Tiger Strikes Back at Golf Digest for ‘Character Assassination’

Tiger Strikes Back at Golf Digest for ‘Character Assassination’

Tiger Woods responded angrily to a satirical Golf Digest faux interview with him, claiming that celebrated sports writer Dan Jenkins could not have sunk any lower “journalistically and ethically.”

Expressing himself in Derek Jeter’s athlete website The Players’ Tribune,  Tiger condemned Jenkins, a notorious Tiger basher, for composing a fake interview with the golfer, which Tiger says “fails as parody, and is really more like a grudge-fueled piece of character assassination.”

Tiger explained that he has a good sense of humor and easily laughs at himself, but Jenkins’s piece was mean-spirited and a journalistic punch “below the belt.” He asserted that “Good-natured satire is one thing, but no fair-minded writer would put someone in the position of having to publicly deny that he mistreats his friends, takes pleasure in firing people, and stiffs on tips–and a lot of other slurs.”

Jenkins makes fun of Tiger’s divorce and suggests that the golf legend is a cheapskate and fires people for fun. Here are some excerpts of the mock interview with “fake Tiger” and Jenkins’ unsuccessful attempts at humor:

Dan: You have a house as big as Luxembourg. What do you do in it all day?

Fake Tiger: Let me think. Uh, new video games come out. I putt on the carpets. A closet somewhere needs color-coordinating. And of course there’s always somebody to fire.
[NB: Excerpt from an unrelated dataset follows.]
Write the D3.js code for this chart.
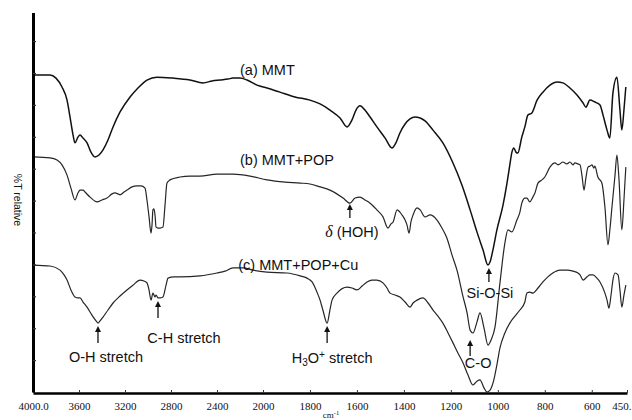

Dan: Why haven’t you fired Steiny, (Mark Steinberg, Tiger’s agent) by the way? You’ve fired everybody else. Three gurus, Butch, Hank and Sean Foley. Two caddies, Fluff and Stevie. Your first agent, Hughes Norton, who made you rich before you’d won anything. (Of course Tiger made everyone on this list very wealthy men, which Jenkins fails to point out.)

Fake Tiger: I’ll probably get around to it. I like to fire people. It gives me something to do when I’m not shaping my shots.
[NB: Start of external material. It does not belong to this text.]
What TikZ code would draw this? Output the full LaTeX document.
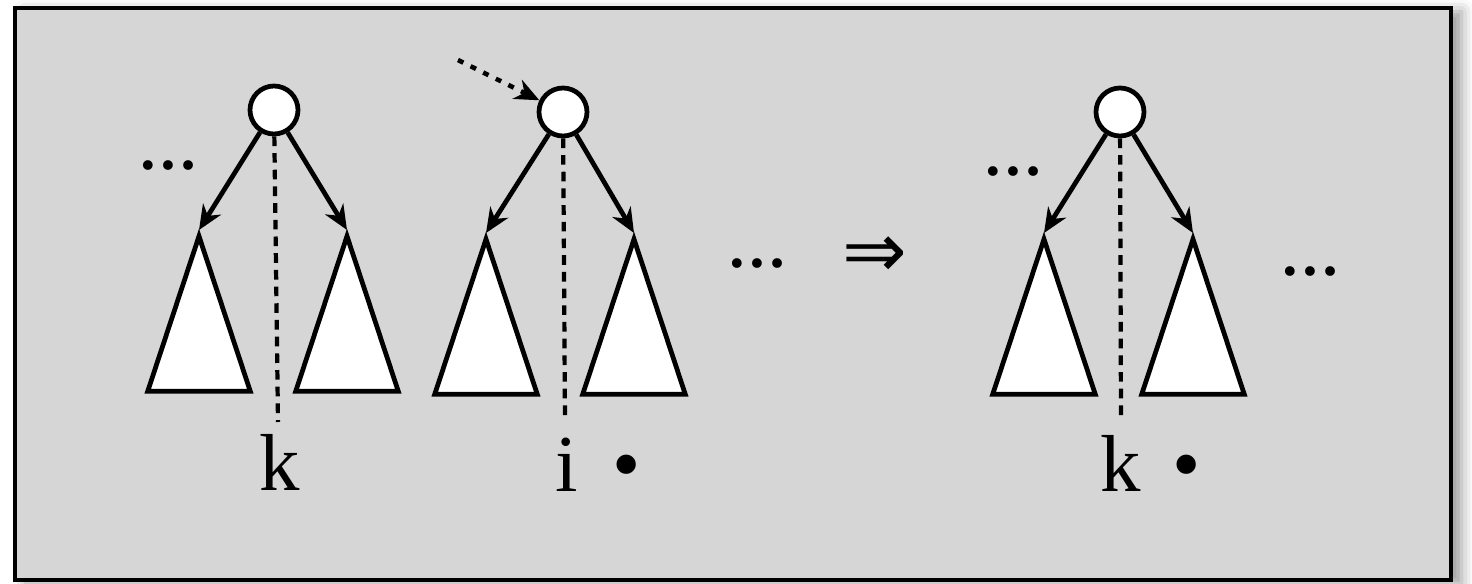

Dan: You must have fired Marko. Don’t hear much about him these days.
Fake Tiger: Who?

Dan: Mark O’Meara. Your old buddy.
Fake Tiger: The name sounds familiar.

Dan: Marko was your best friend in golf at one time.
Fake Tiger: I’m sorry, I can’t place him. Did he play the tour?

Dan: You’ve been incredibly rich and obscenely rich. Which is better?
Fake Tiger: Does Elin get a vote?

Dan: You haven’t talked about it, but after all of those New York Post front pages during the scandal, what’s the moral of your story?
Fake Tiger: That’s easy. Don’t get caught.

Tiger Woods isn’t the only one to convey a distaste for Jenkins’s parody. Mark Steinberg weighed in with a caustic letter to Charles Townshend the CEO of Conde Nast, Golf Digest‘s publisher, accusing Jenkins of slander and asking him “if any other person in golf has been subjected to this treatment in your magazines?” Steinberg said, moreover, “We can’t recall any piece remotely like this. We certainly can’t imagine any of the golfers that are frequent contributors to the magazine being attacked like this.”

Tiger’s agent called Jenkins a “Fabulist” for stooping to “this underhanded technique.” Steinberg assailed Jenkins for having a long standing “personal hostility for Mr. Woods.” He added that “It is not enough to claim that Mr. Jenkins is an “opinion writer” or that this is mere “parody” when under that guise Mr. Jenkins makes a litany of disparagements that are either baseless or demonstrably untrue.”

Steinberg concluded the letter by requesting “a formal response to these questions on how journalistically or ethically this piece is acceptable, and we are also asking for a written apology.  We hope you’ll agree that what credibility the magazine still has requires it.”